Thank you and congratulations to our 20 volunteers who ran the 26-mile Liverpool Marathon yesterday.
Their hard work and determination is expected to raise more than £8,000.
The route of the marathon was lined with Liverpool’s iconic landmarks, and included running through the historic Mersey tunnel. At the finishing line, runners were greeted with well-deserved cheers and sounds of music from The Beatles.
In memory of Barry McLeod
Among those taking part for Diabetes UK were Captain Gregg McLeod and Major Ross McLeod, from West Kirby. The brothers, who are both officers in the British Army, were running in memory of their father, a former Merseyside police officer, who died from complications of Type 2 diabetes a few weeks ago.
Gregg (29) and Ross (33) paid tribute to their father, Barry McLeod, by completing the 26.2 mile marathon then continuing with a police motorcycle escort to Anfield, the home of Liverpool Football Club, as Barry was a massive supporter and provided police support for hundreds of games during his 32 years with the Merseyside force.

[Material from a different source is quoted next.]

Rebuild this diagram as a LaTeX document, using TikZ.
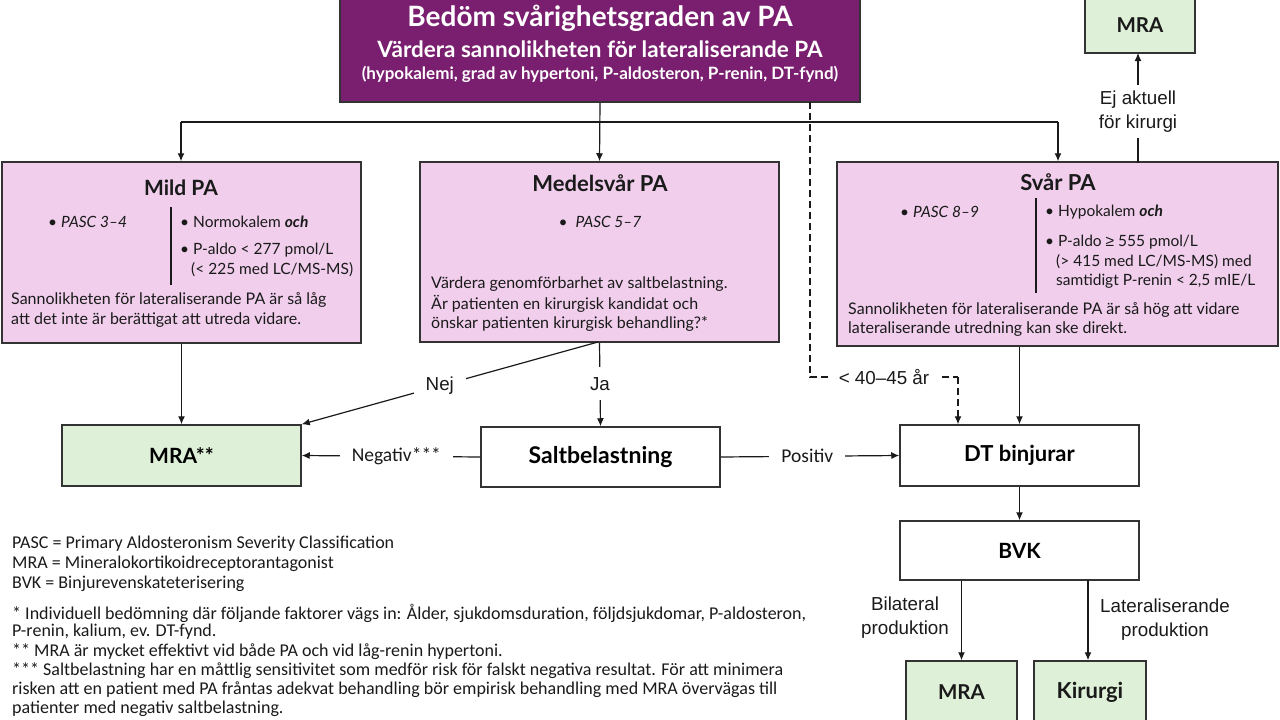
\documentclass[tikz,border=0pt]{standalone}
\usepackage{fontspec}
\setmainfont{Lato}
\newfontfamily\arialf{Liberation Sans}
\newfontfamily\narrowf{Carlito}
\usetikzlibrary{arrows.meta}
\definecolor{purp}{HTML}{7A1F6F}
\definecolor{pinkf}{HTML}{F0CEEC}
\definecolor{greenf}{HTML}{DFF0D8}
\definecolor{edge}{HTML}{333333}
\definecolor{txt}{HTML}{1A1A1A}
\tikzset{
  box/.style={draw=edge,line width=1.5pt,rectangle,inner sep=0pt},
  pinkbox/.style={box,fill=pinkf},
  greenbox/.style={box,fill=greenf},
  whitebox/.style={box,fill=white},
  btitle/.style={font=\fontsize{22}{26}\selectfont\bfseries,text=txt,inner sep=0pt},
  btxt/.style={font=\fontsize{16}{19}\selectfont,text=txt,inner sep=0pt,anchor=west},
  bsmall/.style={font=\fontsize{15.5}{18}\selectfont,text=txt,inner sep=0pt,anchor=west},
  arr/.style={line width=1.2pt,draw=txt,-{Latex[length=8pt,width=7pt]}},
  ln/.style={line width=1.2pt,draw=txt},
  alab/.style={font=\arialf\fontsize{18.8}{22}\selectfont,text=txt,fill=white,inner xsep=6pt,inner ysep=3pt},
  nlab/.style={font=\narrowf\fontsize{19.5}{22}\selectfont,text=txt,fill=white,inner xsep=12pt,inner ysep=3pt},
  foot/.style={font=\narrowf\fontsize{18}{20}\selectfont,text=txt,inner sep=0pt,anchor=west},
}
\begin{document}
\begin{tikzpicture}[x=1pt,y=-1pt]
\useasboundingbox (0,0) rectangle (1280,720);
\fill[white] (0,0) rectangle (1280,720);

% boxes
\node[box,fill=purp,minimum width=520pt,minimum height=106pt] (top) at (600,49) {};
\node[greenbox,minimum width=110pt,minimum height=57pt] (mra1) at (1140,24.5) {};
\node[pinkbox,minimum width=359pt,minimum height=181pt] (mild) at (181.5,252.5) {};
\node[pinkbox,minimum width=359pt,minimum height=180pt] (mid) at (599.5,252) {};
\node[pinkbox,minimum width=441pt,minimum height=184pt] (svar) at (1057.5,254) {};
\node[greenbox,minimum width=239pt,minimum height=61pt,font=\fontsize{21}{24}\selectfont\bfseries] (mra2) at (181.5,455.5) {MRA**};
\node[whitebox,minimum width=239pt,minimum height=60pt,font=\fontsize{23}{26}\selectfont\bfseries] (salt) at (600.5,457) {Saltbelastning};
\node[whitebox,minimum width=239pt,minimum height=61pt,font=\fontsize{22}{24}\selectfont\bfseries] (dt) at (1019.5,455.5) {DT binjurar};
\node[whitebox,minimum width=239pt,minimum height=59pt,font=\fontsize{21}{24}\selectfont\bfseries] (bvk) at (1019.5,550.5) {BVK};
\node[greenbox,minimum width=111pt,minimum height=66pt] (mra3) at (961.5,694) {};
\node[greenbox,minimum width=112pt,minimum height=66pt] (kir) at (1090,694) {};

% top box texts
\node[text=white,font=\fontsize{28}{32}\selectfont\bfseries,inner sep=0pt] (t1) at (600,18) {Bedöm svårighetsgraden av PA};
\node[text=white,font=\fontsize{22.5}{26}\selectfont\bfseries,inner sep=0pt] (t2) at (600,49) {Värdera sannolikheten för lateraliserande PA};
\node[text=white,font=\fontsize{17}{20}\selectfont\bfseries,inner sep=0pt] (t3) at (600,74) {(hypokalemi, grad av hypertoni, P-aldosteron, P-renin, DT-fynd)};
\node[btitle,font=\fontsize{20.5}{24}\selectfont\bfseries] (mra1t) at (1140,25) {MRA};
\node[btitle,font=\fontsize{20.5}{24}\selectfont\bfseries] (mra3t) at (961.5,692) {MRA};
\node[btitle,font=\fontsize{22}{26}\selectfont\bfseries] (kirt) at (1090,692) {Kirurgi};

% Mild PA
\node[btitle,font=\fontsize{21}{24}\selectfont\bfseries] (mildt) at (181,188) {Mild PA};
\node[bsmall] (m1) at (48,222) {• \itshape PASC 3–4};
\draw[line width=2pt,txt] (171,207) -- (171,285);
\node[bsmall] (m2) at (180,222) {• Normokalem \textbf{\textit{och}}};
\node[bsmall] (m3) at (180,250) {• P-aldo < 277 pmol/L};
\node[bsmall] (m4) at (191,270) {(< 225 med LC/MS-MS)};
\node[btxt] (m5) at (11,300) {Sannolikheten för lateraliserande PA är så låg};
\node[btxt] (m6) at (11,320) {att det inte är berättigat att utreda vidare.};

% Medelsvar PA
\node[btitle] (midt) at (600,183) {Medelsvår PA};
\node[bsmall,anchor=center] (d1t) at (600,222) {•\hspace{8pt}\itshape PASC 5–7};
\node[btxt] (d2t) at (431,284) {Värdera genomförbarhet av saltbelastning.};
\node[btxt] (d3t) at (431,304) {Är patienten en kirurgisk kandidat och};
\node[btxt] (d4t) at (431,324) {önskar patienten kirurgisk behandling?*};

% Svar PA
\node[btitle] (svart) at (1058,182) {Svår PA};
\node[bsmall] (s1) at (900,212) {• \itshape PASC 8–9};
\draw[line width=2pt,txt] (1036,198) -- (1036,293);
\node[bsmall] (s2) at (1045,212) {• Hypokalem \textbf{\textit{och}}};
\node[bsmall] (s3) at (1045,242) {• P-aldo {\arialf ≥} 555 pmol/L};
\node[bsmall] (s4) at (1056,262) {(> 415 med LC/MS-MS) med};
\node[bsmall] (s5) at (1056,281) {samtidigt P-renin < 2,5 mIE/L};
\node[btxt] (s6) at (848,310) {Sannolikheten för lateraliserande PA är så hög att vidare};
\node[btxt] (s7) at (848,329) {lateraliserande utredning kan ske direkt.};

% connectors from top
\coordinate (hl) at (181,122);
\coordinate (hr) at (1058,122);
\draw[ln] (hl) -- (hr);
\draw[arr] (hl) -- (mild.north -| hl);
\draw[arr] (hr) -- (svar.north -| hr);
\draw[arr] (top.south) -- (mid.north);

% dashed age path
\coordinate (a0) at (810,102);
\coordinate (a1) at (810,377);
\coordinate (a2) at (958,377);
\draw[ln,dash pattern=on 7pt off 4pt] (a0) -- (a1) -- node[alab,pos=0.5,inner xsep=9pt] (age) {< 40–45 år} (a2);
\draw[arr,dash pattern=on 7pt off 4pt] (a2) -- (a2 |- dt.north);

% Ej aktuell
\coordinate (ejb) at (1138,163);
\coordinate (ejt) at (1138,53);
\draw[arr] (ejb) -- node[alab,pos=0.47,align=center,inner ysep=6pt,font=\arialf\fontsize{18.8}{24}\selectfont] (ej) {Ej aktuell\\för kirurgi} (ejt);

% mild -> mra**
\draw[arr] (mild.south) -- (mra2.north);
% Nej / Ja
\coordinate (ms) at (598,342);
\draw[arr] (ms) -- node[alab,pos=0.534,inner xsep=12pt] (nej) {Nej} (mra2.north east);
\draw[arr] (mid.south) -- node[alab,pos=0.49,inner ysep=10pt] (ja) {Ja} (salt.north);
% salt
\draw[arr] (salt.west) -- node[nlab,pos=0.47] (neg) {Negativ***} (mra2.east);
\draw[arr] (salt.east) -- node[nlab,pos=0.485] (pos) {Positiv} (dt.west);
% svar -> dt
\draw[arr] (dt.north |- svar.south) -- (dt.north);
\draw[arr] (dt.south) -- (bvk.north);
% bvk -> mra, kirurgi
\draw[arr] (mra3.north |- bvk.south) -- (mra3.north);
\coordinate (kb) at (1088,580);
\draw[arr] (kb) -- (kb |- kir.north);
\node[alab,fill=none,align=center,inner sep=0pt,font=\arialf\fontsize{18.8}{24}\selectfont] (bil) at (905,618) {Bilateral\\produktion};
\node[alab,fill=none,align=center,inner sep=0pt,font=\arialf\fontsize{18.8}{24}\selectfont] (lat) at (1165,620) {Lateraliserande\\produktion};

% footnotes
\node[foot] (f1) at (12,544) {PASC = Primary Aldosteronism Severity Classification};
\node[foot] (f2) at (12,564) {MRA = Mineralokortikoidreceptorantagonist};
\node[foot] (f3) at (12,584) {BVK = Binjurevenskateterisering};
\node[foot] (f4) at (12,613) {* Individuell bedömning där följande faktorer vägs in: Ålder, sjukdomsduration, följdsjukdomar, P-aldosteron,};
\node[foot] (f5) at (12,632) {P-renin, kalium, ev. DT-fynd.};
\node[foot] (f6) at (12,652) {** MRA är mycket effektivt vid både PA och vid låg-renin hypertoni.};
\node[foot] (f7) at (12,671) {*** Saltbelastning har en måttlig sensitivitet som medför risk för falskt negativa resultat. För att minimera};
\node[foot] (f8) at (12,690) {risken att en patient med PA fråntas adekvat behandling bör empirisk behandling med MRA övervägas till};
\node[foot] (f9) at (12,709) {patienter med negativ saltbelastning.};
\end{tikzpicture}
\end{document}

Gregg decided to complete the run in his Dad's old police uniform.
Barry McLeod, who was born in Liverpool and moved to West Kirby in 1982, was diagnosed with Type 2 diabetes in 1998. In February 2010 he had one leg amputated as a result of his diabetes; he lost his second leg in October 2010. Barry died on Tuesday 30 August at the age of 64.
Common but misunderstood condition
Gregg said, "Diabetes is such a common but misunderstood condition and I for one never knew how serious it was until it was too late for Dad, so I’m hoping my Liverpool Marathon challenge will raise awareness of diabetes. I’m also raising money to help Diabetes UK educate more people about how to manage their existing diabetes and prevent people at risk of diabetes from developing the condition or suffering complications.
If we can change one person's future then it's a success
Ross added: "I think we both want to ensure people understand the benefits of a healthy lifestyle and a balanced diet. Running in a marathon enables us to do this while ensuring our own fitness is up to a high standard. If we can change one person’s future then it's a success."
Diabetes UK North West Regional Fundraising Manager, Kirsty Daniels, said, "On behalf of everyone at Diabetes UK I would like to convey our thanks to Ross and Gregg for their marathon efforts. The funds they raise will go a very long way in helping us continue to support the 2.8 million people diagnosed with diabetes in the UK, help us find the estimated 850,000 people who are unaware they have Type 2 diabetes, and fund research into finding a cure.
Ross and Gregg are running the London Marathon in 2012: to support them in their fundraising efforts for Diabetes UK, please visittheir JustGiving page.
Former Brookside star Suzanne Collins also ran the Liverpool Marathon and raised funds for Diabetes UK in the memory of her mum, Carolynne.
Suzanne said, "I know first-hand the impact diabetes can have on people, as my mum had Type 1 diabetes. I ran the London Marathon in 2002 for Macmillan Cancer Support and at the time, my mum said that if I did it again, I should support Diabetes UK."
Suzanne completed the marathon in 5 hours and 45 minutes and said, "The public support on the day was amazing and hearing people cheer made all the difference." She also wanted to encourage people to get involved and said, "If I can do it, anyone can."